Origen espoused a theory of continuous creation. The plan of creation existed in the wisdom of God from the beginning. In the beginning, nothing was essentially good or essentially bad. All rational creatures--angels, demons, and human beings- possessed free will (a central and often-repeated concern of Origen) Origen backed up his emphasis on free will with Scripture. Even the sun, moon, and stars he argued, undergo change and receive commands from God. They probably have souls inserted into them. by God, just as human beings do. Certainly angels operate on instructions from God and receive rewards according to their merits.

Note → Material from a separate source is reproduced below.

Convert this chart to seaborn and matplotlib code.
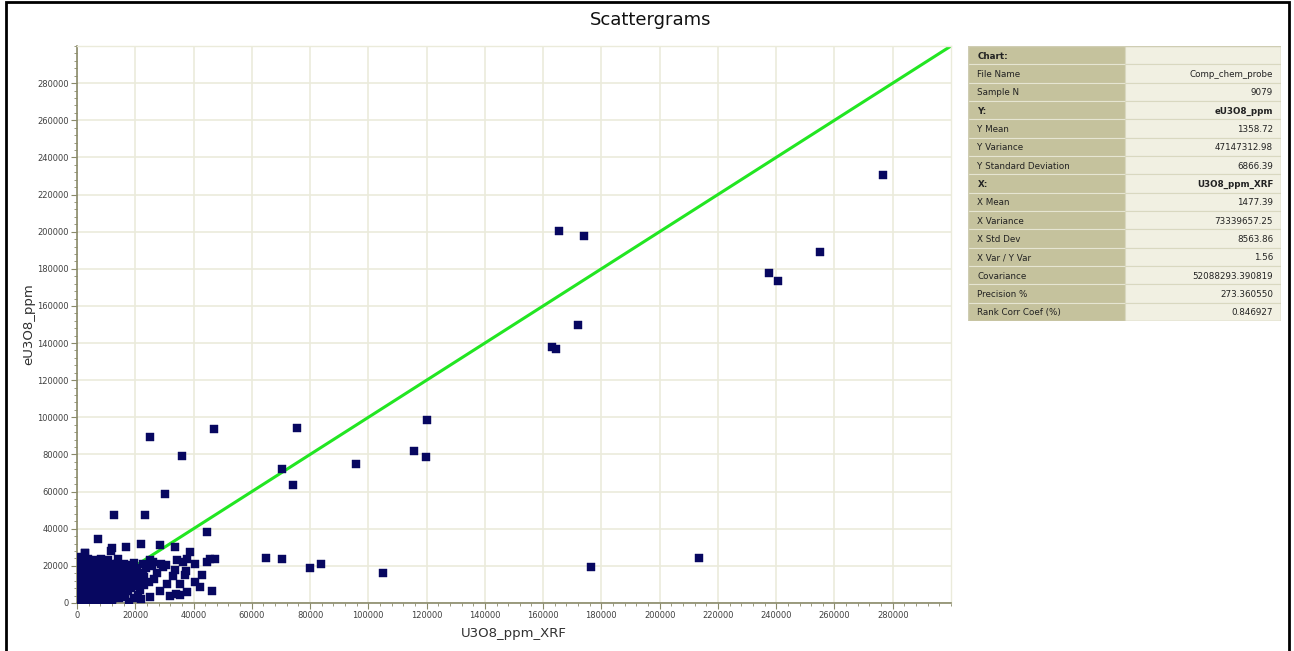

Origen's cosmology reflects the Platonic theory of a "fall" from unity into multiplicity. Though diverse, however the world is not dominated by discord and contradiction, for God holds the entire universe together and directs it toward the unity of God's self. Matter has not always existed; it was created by God. Rational beings require bodies suitable to their natures; only God is incorporeal. At some future time, however, they will relinquish their bodily state, as God "becomes all in all." Although Rufinus had Origen deny it, Origen seems to have propounded a theory of successive worlds and the transmigration of souls.
Like most of his predecessors, Origen repudiated Marcion's distinguishing of the God of the Old Testament from God the Father of Jesus Christ. Marcion argued that the God who is the Father of Jesus is good but not just whereas the God of the Old Testament was just but not good. Origen blamed Marcion's error on his literalistic interpretation and contended that God is both just and good.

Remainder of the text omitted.